CMF sets up new naval task force to boost maritime security in Red Sea

Combined Maritime Forces (CMF) has established a new, fourth international naval task force to strengthen maritime security in the Red Sea region.

The new Combined Task Force (CTF) was commissioned on 17 April during a ceremony at the U.S. Navy’s regional headquarters in Bahrain by Vice Adm. Brad Cooper, commander of U.S. Naval Forces Central Command, U.S. 5th Fleet and CMF.

CMF
CMF / U.S. Army photo by Cpl. DeAndre Dawkins

The new task force will focus on international maritime security and capacity-building efforts in the Red Sea, Bab al-Mandeb and the Gulf of Aden.

U.S. Navy Capt. Robert Francis was designated to initially serve as CTF 153’s commander. However, a regional partner will assume the leadership role in the fall, CMF informed.

The task force staff will include as many as 15 U.S. and international military personnel from CMF member nations.

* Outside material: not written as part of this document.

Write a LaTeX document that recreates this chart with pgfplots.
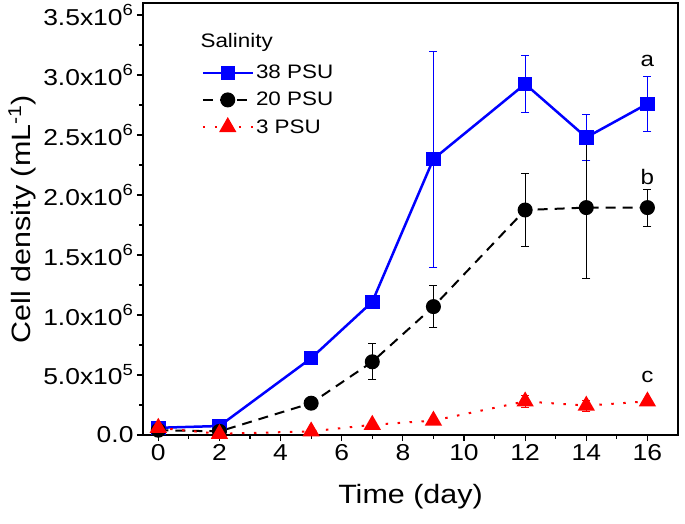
\documentclass[border=0pt]{standalone}
\usepackage{pgfplots}
\pgfplotsset{compat=1.18}
\usepackage{fontspec}
\setmainfont{Liberation Sans}[FakeStretch=1.15]
\begin{document}
\begin{tikzpicture}
\begin{axis}[
 scale only axis, width=535pt, height=432pt,
 xmin=-0.5, xmax=17, ymin=0, ymax=3600000,
 xtick={0,2,...,16}, minor x tick num=1,
 ytick={0,500000,1000000,1500000,2000000,2500000,3000000,3500000}, minor y tick num=1,
 yticklabels={0.0, 5.0x10\textsuperscript{5}, 1.0x10\textsuperscript{6}, 1.5x10\textsuperscript{6}, 2.0x10\textsuperscript{6}, 2.5x10\textsuperscript{6}, 3.0x10\textsuperscript{6}, 3.5x10\textsuperscript{6}},
 scaled y ticks=false,
 tick align=outside, tick pos=left,
 major tick length=6pt, minor tick length=3.5pt,
 tick style={black, line width=1.2pt},
 axis line style={line width=1.3pt},
 ticklabel style={font=\fontsize{23}{25}\selectfont},
 /pgf/number format/assume math mode=true,
 xlabel={Time (day)}, ylabel={Cell density (mL\textsuperscript{-1})},
 label style={font=\fontsize{26.5}{28}\selectfont},
 xlabel style={at={(axis description cs:0.5,-0.1435)}, anchor=center},
 ylabel style={at={(axis description cs:-0.226,0.5)}, anchor=center},
 legend style={draw=none, fill=none, at={(rel axis cs:0.109,0.861)}, anchor=north west, font=\fontsize{19.5}{21}\selectfont, row sep=8pt, inner sep=0pt, /tikz/every even column/.append style={column sep=7pt}},
 legend image code/.code={\draw[mark repeat=2,mark phase=2] plot coordinates {(0pt,0pt)(25pt,0pt)(50pt,0pt)};},
 legend cell align=left,
 clip=false,
]
\addplot[blue, line width=2.5pt, mark=square*, mark size=6pt, mark options={solid},
 error bars/.cd, y dir=both, y explicit,
 error bar style={line width=0.9pt, blue},
 error mark options={rotate=90, mark size=4pt, line width=0.9pt, blue}]
 table[x=x, y=y, y error=e] {
x y e
0 60000 0
2 75000 0
5 640000 0
7 1110000 0
9 2300000 900000
12 2925000 235000
14 2480000 195000
16 2760000 230000
};
\addlegendentry{38 PSU}
\addplot[black, line width=2pt, dash pattern=on 10pt off 7pt, mark=*, mark size=6.5pt, mark options={solid},
 error bars/.cd, y dir=both, y explicit,
 error bar style={line width=0.9pt, black, solid},
 error mark options={rotate=90, mark size=4pt, line width=0.9pt, black, solid}]
 table[x=x, y=y, y error=e] {
x y e
0 40000 0
2 30000 0
5 265000 0
7 610000 150000
9 1070000 175000
12 1875000 305000
14 1895000 590000
16 1895000 155000
};
\addlegendentry{20 PSU}
\addplot[red, line width=2pt, dash pattern=on 2.5pt off 9.5pt, mark=triangle*, mark size=8pt, mark options={solid},
 error bars/.cd, y dir=both, y explicit,
 error bar style={line width=0.9pt, red, solid},
 error mark options={rotate=90, mark size=4pt, line width=0.9pt, red, solid}]
 table[x=x, y=y, y error=e] {
x y e
0 60000 0
2 10000 0
5 30000 0
7 85000 0
9 120000 0
12 280000 50000
14 245000 45000
16 280000 20000
};
\addlegendentry{3 PSU}
\node[font=\fontsize{19.5}{21}\selectfont, anchor=base west] at (rel axis cs:0.101,0.898) {Salinity};
\node[font=\fontsize{21}{22}\selectfont] at (axis cs:16,3120000) {a};
\node[font=\fontsize{21}{22}\selectfont] at (axis cs:16,2150000) {b};
\node[font=\fontsize{21}{22}\selectfont] at (axis cs:16,480000) {c};
\end{axis}
\pgfresetboundingbox
\useasboundingbox ([xshift=-143pt,yshift=-89pt]current axis.south west) rectangle ([xshift=7pt,yshift=3pt]current axis.north east);
\end{tikzpicture}
\end{document}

As disclosed, the staff is currently embarked aboard the amphibious command ship USS Mount Whitney (LCC 20) operating in regional waters. When not at sea, CTF 153 personnel will work from offices ashore at CMF headquarters in Manama, Bahrain.

“This is a tangible and meaningful demonstration of our commitment to ensuring regional maritime security and stability through international cooperation”, said Cooper.

“The Middle East region is dynamic and vast. There’s not one navy that can patrol the surrounding waters by themselves. We are always at our best when we are teaming with partners.”

CMF is the largest standing multinational naval partnership with 34 nations committed to the international rules-based order at sea. The organisation’s other task forces include CTF 150, which now focuses on maritime security in the Gulf of Oman and the Indian Ocean; CTF 151, which leads regional counter-piracy efforts; and CTF 152, dedicated to maritime security in the Arabian Gulf.